An advanced secondary voltage control strategy for future power systems

The network voltage control together with the regulation of reactive power, has always been recognized as vital feature of power systems. It is aimed at containing the bus voltage within acceptable limits for guaranteeing system security, first and then assessing power quality. The voltage control is a key field in which several Transmission System Operators are currently investing resources to be well prepared in managing power systems with a high share of renewable energy sources, overcoming the drawbacks of the existing architectures. As is well known the voltage control is realized through a hierarchical structure, which is based on classical primary control, secondary control, and tertiary optimization. The secondary control is concerned with the regional level, implying proper coordination at both the geographical and temporal level.

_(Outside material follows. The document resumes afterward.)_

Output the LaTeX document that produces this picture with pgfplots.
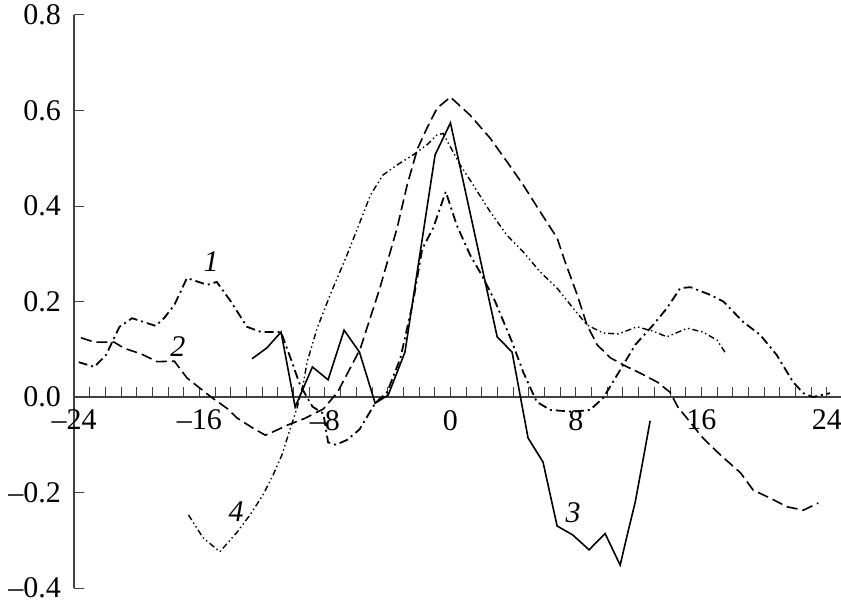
\documentclass[border=0pt]{standalone}
\usepackage{fontspec}
\setmainfont{Liberation Serif}
\usepackage{pgfplots}
\pgfplotsset{compat=1.18}
\begin{document}
\begin{tikzpicture}
\begin{axis}[
  at={(0,0)}, anchor=south west,
  scale only axis, width=383.5pt, height=286.5pt,
  xmin=-24, xmax=24.9, ymin=-0.4, ymax=0.8,
  axis x line=middle, axis y line=left,
  axis line style={-, black!75, line width=0.6pt},
  hide obscured x ticks=false, hide obscured y ticks=false,
  xtick={-24,-16,-8,0,8,16,24},
  xticklabels={\textendash24,\textendash16,\textendash8,0,8,16,24},
  minor x tick num=7,
  ytick={-0.4,-0.2,0,0.2,0.4,0.6,0.8},
  yticklabels={\textendash0.4,\textendash0.2,0.0,0.2,0.4,0.6,0.8},
  tick align=inside,
  major tick length=5pt, minor tick length=5pt,
  tick style={black!75, line width=0.5pt},
  every tick label/.append style={font=\fontsize{15}{17}\selectfont},
  xticklabel style={anchor=north, yshift=-3pt},
  yticklabel style={anchor=east, xshift=-3pt},
  clip=false,
]
\coordinate (SW) at (axis cs:-24,-0.4);
\coordinate (NE) at (axis cs:24.9,0.8);
% curve 1: dash-dot
\addplot[black, line width=0.9pt, dash pattern=on 4.5pt off 2pt on 1pt off 2pt] coordinates {
(-23.7,0.073) (-22.7,0.063) (-21.96,0.088) (-21.1,0.147) (-20.3,0.165) (-18.8,0.149)
(-18.26,0.165) (-17.6,0.193) (-16.8,0.249) (-15.5,0.235) (-14.9,0.241) (-14.0,0.2)
(-12.97,0.147) (-12.07,0.136) (-10.8,0.136) (-10.2,0.082) (-9.59,0.025) (-8.8,-0.02)
(-8.1,-0.035) (-7.8,-0.095) (-7.3,-0.1) (-6.6,-0.09) (-5.8,-0.068) (-4.8,-0.013)
(-4.04,0.01) (-3.2,0.08) (-2.38,0.2) (-1.8,0.31) (-1.1,0.354) (-0.3,0.43) (0.4,0.36)
(1.26,0.297) (2.0,0.255) (2.85,0.2) (3.93,0.115) (4.64,0.052) (5.5,-0.01) (6.36,-0.027)
(7.82,-0.031) (8.9,-0.027) (9.74,-0.002) (10.7,0.05) (11.8,0.11) (12.9,0.15) (13.8,0.186)
(14.65,0.228) (15.3,0.23) (16.56,0.214) (17.4,0.2) (18.67,0.157) (19.75,0.13) (20.8,0.088)
(21.85,0.031) (22.5,0.008) (23.1,0.0) (24.2,0.008)
};
% curve 2: long dashes
\addplot[black, line width=0.8pt, dash pattern=on 5.5pt off 2.5pt] coordinates {
(-23.55,0.124) (-22.7,0.115) (-21.45,0.115) (-20.8,0.102) (-19.7,0.09) (-18.7,0.074)
(-17.6,0.075) (-16.8,0.04) (-15.26,0.0) (-14.24,-0.024) (-13.6,-0.044) (-12.6,-0.065)
(-11.8,-0.08) (-11.05,-0.069) (-10.4,-0.059) (-9.3,-0.045) (-8.1,-0.025) (-7.2,0.01)
(-5.76,0.1) (-4.5,0.228) (-3.4,0.354) (-2.76,0.444) (-2.1,0.52) (-1.5,0.563) (-0.85,0.605)
(0.0,0.628) (1.26,0.59) (2.53,0.542) (3.6,0.493) (4.64,0.444) (5.72,0.388) (6.8,0.333)
(7.31,0.283) (8.08,0.214) (8.7,0.151) (9.36,0.109) (10.2,0.082) (11.27,0.063) (12.1,0.05)
(13.2,0.031) (14.0,0.01) (14.5,-0.021) (16.1,-0.086) (17.2,-0.121) (18.5,-0.159)
(19.3,-0.195) (20.4,-0.212) (21.47,-0.23) (22.5,-0.237) (23.45,-0.222)
};
% curve 3: solid
\addplot[black, line width=0.8pt] coordinates {
(-12.65,0.08) (-11.7,0.103) (-10.8,0.136) (-9.9,-0.021) (-8.8,0.063) (-7.8,0.036)
(-6.78,0.14) (-5.8,0.094) (-4.8,-0.013) (-3.97,0.004) (-2.9,0.094) (-0.98,0.507)
(0.0,0.574) (2.98,0.126) (3.93,0.094) (4.95,-0.086) (5.9,-0.136) (6.8,-0.27) (7.8,-0.289)
(8.84,-0.32) (9.86,-0.286) (10.82,-0.352) (11.27,-0.289) (11.78,-0.22) (12.3,-0.128)
(12.73,-0.05)
};
% curve 4: dash-dot-dot
\addplot[black, line width=0.7pt, dash pattern=on 3pt off 1.5pt on 0.7pt off 1.5pt on 0.7pt off 1.5pt] coordinates {
(-16.7,-0.247) (-15.77,-0.295) (-14.7,-0.324) (-13.6,-0.283) (-12.78,-0.247) (-11.95,-0.205)
(-11.3,-0.163) (-10.74,-0.121) (-10.2,-0.065) (-9.78,-0.023) (-9.4,0.025) (-9.14,0.073)
(-8.5,0.144) (-7.67,0.214) (-6.6,0.297) (-5.76,0.367) (-5.1,0.423) (-4.3,0.465) (-3.4,0.486)
(-2.38,0.507) (-1.5,0.528) (-0.85,0.549) (-0.47,0.552) (0.62,0.486) (1.45,0.444) (2.53,0.388)
(3.6,0.339) (4.64,0.304) (5.72,0.262) (6.8,0.228) (7.82,0.186) (8.7,0.151) (9.74,0.134)
(10.7,0.132) (11.9,0.147) (12.9,0.138) (13.8,0.126) (15.1,0.144) (16.1,0.136) (17.0,0.119)
(17.5,0.094)
};
\node[font=\fontsize{15}{17}\selectfont\itshape] at (axis cs:-15.26,0.283) {1};
\node[font=\fontsize{15}{17}\selectfont\itshape] at (axis cs:-17.37,0.105) {2};
\node[font=\fontsize{15}{17}\selectfont\itshape] at (axis cs:7.82,-0.243) {3};
\node[font=\fontsize{15}{17}\selectfont\itshape] at (axis cs:-13.67,-0.241) {4};
\end{axis}
\pgfresetboundingbox
\path ([xshift=-37pt,yshift=-7.5pt]SW) rectangle ([yshift=7.5pt]NE);
\end{tikzpicture}
\end{document}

Due to its central role in power system operation, the secondary voltage control cannot be excluded from the effects of the dramatic changes that power systems are experiencing worldwide, even though regulators work by implementing well consolidated methodologies and strategies which show excellent performances. The motivation for this study in fact relies on the observation of some oscillatory phenomena in some areas of the Italian power system characterized by a high number of regulating resources highly coupled each other on the basis of the grid topology: despite these oscillatory phenomena are not so frequent, with the increasing of regulating resources enslaved by secondary regulation (such as renewable-based power plants) could potentially be worsened in the near future. Thus, in this paper, an optimal control strategy is proposed by tailoring a proper linear quadratic integral control which allows guaranteeing the desired profile for pilot buses voltage, ensuring a time response of aperiodic type without any oscillations. The aim of the proposed approach is to preserve the strengths of the existing secondary voltage regulation while enhancing the overall stability so enabling the progressive large penetration of renewable energy sources-based power plants and minimize the occurrence of oscillatory phenomena especially in highly electrically coupled areas. The robustness of the proposed regulation is verified first with respect to the WSCC 9-bus test system and successively on an actual regional area of Italian transmission network.